いまはマタギもスマホを使う時代だ。しかし、山中ではスマホは使えないので、「無線機」を使う。だが、かつて「無線のない時代」もあった。そのころ、東北のマタギたちはどのように山を歩き回り、集団で意思疎通してクマを捕らえていたのだろうか。マタギ界のオピニオンリーダーに聞く。(編集部 森山)

語り手:斎藤重美さん
山形県小国町猟友会の副会長。
10代でマタギになり、現在まで約100頭のクマを仕留めてきた。

連載:無線のない時代にマタギはどうやってクマをとったか
第1話 クマとの距離、2メートル
第2話 なぜ山言葉があるのか(当記事)
第3話 マタギの頭の中の“図面”
第4話 変えてはいけない掟


第2話 なぜ山言葉があるのか

— マタギの先輩は厳しかった?

山言葉はかなり厳しく教えられたな。

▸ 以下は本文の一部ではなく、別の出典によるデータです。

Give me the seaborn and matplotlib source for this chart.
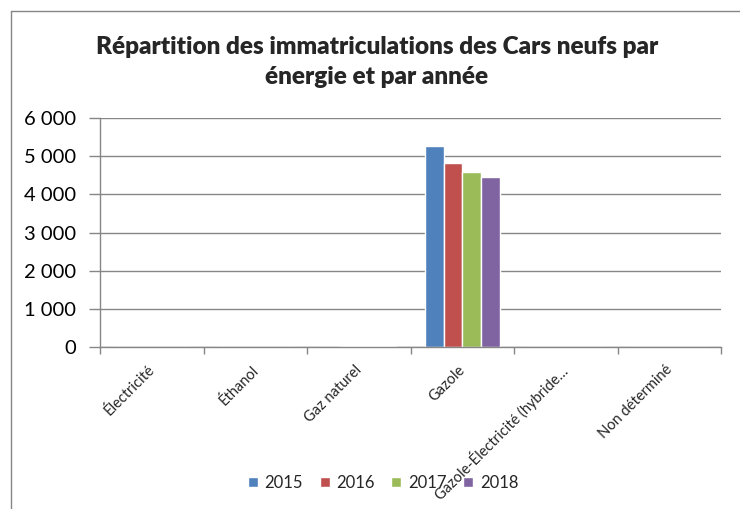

上の写真は、「山ノ神のほこら」だ。クマ狩りに行くとき、ほこらまでは普通の言葉で行くわけよ。でも、そこから一歩でも入るとぜんぶ山言葉に切り替わるんだ。

—なぜ?

「ここから先は、山ノ神様に自分の命を預けました」という意味だ。礼儀というより、完全に神様の領域に入っていくんだ。だからそんなとこで「死んだ」とかいったら大変なもんよ。

— どうして?

仏さんに関する言葉だからだ。それいったら「お前、帰れ」と言われる。「帰るのやんだったら水垢離(みずこり)とれ」と。真冬でも川の中さ入れられる。すっぽんだかでペロンとよ。

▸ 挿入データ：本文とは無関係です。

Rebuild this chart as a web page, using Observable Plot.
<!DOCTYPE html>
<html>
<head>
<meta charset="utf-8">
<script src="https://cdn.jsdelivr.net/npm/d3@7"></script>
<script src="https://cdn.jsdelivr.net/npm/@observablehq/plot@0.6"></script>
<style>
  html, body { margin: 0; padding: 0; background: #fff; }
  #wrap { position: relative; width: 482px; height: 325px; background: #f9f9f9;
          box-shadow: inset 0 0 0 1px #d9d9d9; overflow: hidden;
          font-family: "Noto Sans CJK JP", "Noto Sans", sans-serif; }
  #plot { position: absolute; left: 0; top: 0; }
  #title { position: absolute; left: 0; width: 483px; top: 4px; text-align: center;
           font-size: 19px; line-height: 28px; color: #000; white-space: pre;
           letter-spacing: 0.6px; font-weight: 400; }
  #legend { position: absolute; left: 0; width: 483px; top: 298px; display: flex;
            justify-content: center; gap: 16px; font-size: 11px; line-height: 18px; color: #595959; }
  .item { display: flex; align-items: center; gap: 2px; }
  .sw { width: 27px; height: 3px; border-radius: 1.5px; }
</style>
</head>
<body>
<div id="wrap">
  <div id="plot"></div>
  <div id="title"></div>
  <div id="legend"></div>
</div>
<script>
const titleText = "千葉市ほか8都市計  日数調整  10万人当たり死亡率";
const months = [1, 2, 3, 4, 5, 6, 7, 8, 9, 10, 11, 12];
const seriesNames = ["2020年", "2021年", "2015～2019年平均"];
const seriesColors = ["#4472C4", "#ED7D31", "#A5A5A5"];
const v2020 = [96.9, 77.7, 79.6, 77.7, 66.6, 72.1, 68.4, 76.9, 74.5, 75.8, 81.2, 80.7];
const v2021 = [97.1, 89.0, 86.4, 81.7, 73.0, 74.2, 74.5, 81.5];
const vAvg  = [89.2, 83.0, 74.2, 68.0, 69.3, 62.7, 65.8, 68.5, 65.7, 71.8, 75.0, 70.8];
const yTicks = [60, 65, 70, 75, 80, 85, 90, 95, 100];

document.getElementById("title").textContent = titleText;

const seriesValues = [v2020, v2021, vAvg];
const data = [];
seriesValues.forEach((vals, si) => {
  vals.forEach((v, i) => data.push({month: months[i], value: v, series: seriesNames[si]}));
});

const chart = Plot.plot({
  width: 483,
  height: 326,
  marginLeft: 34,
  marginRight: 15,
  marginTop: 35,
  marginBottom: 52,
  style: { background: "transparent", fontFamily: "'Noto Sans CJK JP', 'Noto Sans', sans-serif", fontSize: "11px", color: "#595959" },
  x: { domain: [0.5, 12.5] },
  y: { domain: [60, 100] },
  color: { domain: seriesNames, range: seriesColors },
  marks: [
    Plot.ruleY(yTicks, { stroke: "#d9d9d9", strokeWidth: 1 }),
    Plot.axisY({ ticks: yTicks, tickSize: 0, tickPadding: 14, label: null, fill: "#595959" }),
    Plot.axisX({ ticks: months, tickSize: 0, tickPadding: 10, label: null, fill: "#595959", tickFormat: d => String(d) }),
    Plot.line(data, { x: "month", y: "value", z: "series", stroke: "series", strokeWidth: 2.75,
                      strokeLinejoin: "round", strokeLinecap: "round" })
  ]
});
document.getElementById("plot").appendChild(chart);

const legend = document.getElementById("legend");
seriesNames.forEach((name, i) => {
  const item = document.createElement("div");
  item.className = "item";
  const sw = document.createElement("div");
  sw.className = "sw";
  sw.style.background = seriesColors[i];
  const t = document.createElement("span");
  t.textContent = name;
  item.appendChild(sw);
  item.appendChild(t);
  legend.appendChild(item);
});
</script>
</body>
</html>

それいやだったら、帰らねばなんねぇわけよ。そしてナァ……、また年寄りが、わざわざ里の言葉いうように仕向けてくるわけよ。

— それはいたずら?

若い者の気持ちを確かめるというかよ、引っかからないで山言葉でポンと言えれば「よしこの野郎は大丈夫だ」と。それで引っかかれば大変よ。

— では、決して意地悪ではなく?

いんや…… 今でいうイジメだな(笑)。

— そんなことばかりだったら嫌だなとは思わない?

おれは思ったことはないな。この前やられたから、今度は絶対引っかかんねぇぞと。最終的には、変なこと言うとまずいからなんもしゃべんなくなった。

— なるほど(笑)。

そういう風に山のこと覚えてな。あとはよ、山歩ってる時、山の名前、沢の名前とかって、年寄りからは絶対教えないからよ。

— 教えない?

わからねぇ時は聞かねばならねぇ。年寄りは聞かれないことは、お前わかってんだべと判断してしまう。そこで失敗すっと、お前なんで知ったかぶりして聞かねぇんだとなる。あと、2回聞くと怒られるよ、必ず1回で覚えねばなんね。

— つまり山言葉は、山のことを積極的に覚えるためのシステムか。

んだ。と同時に、「山ノ神様に命を預けました」っていう気持ちを育てるしくみだ。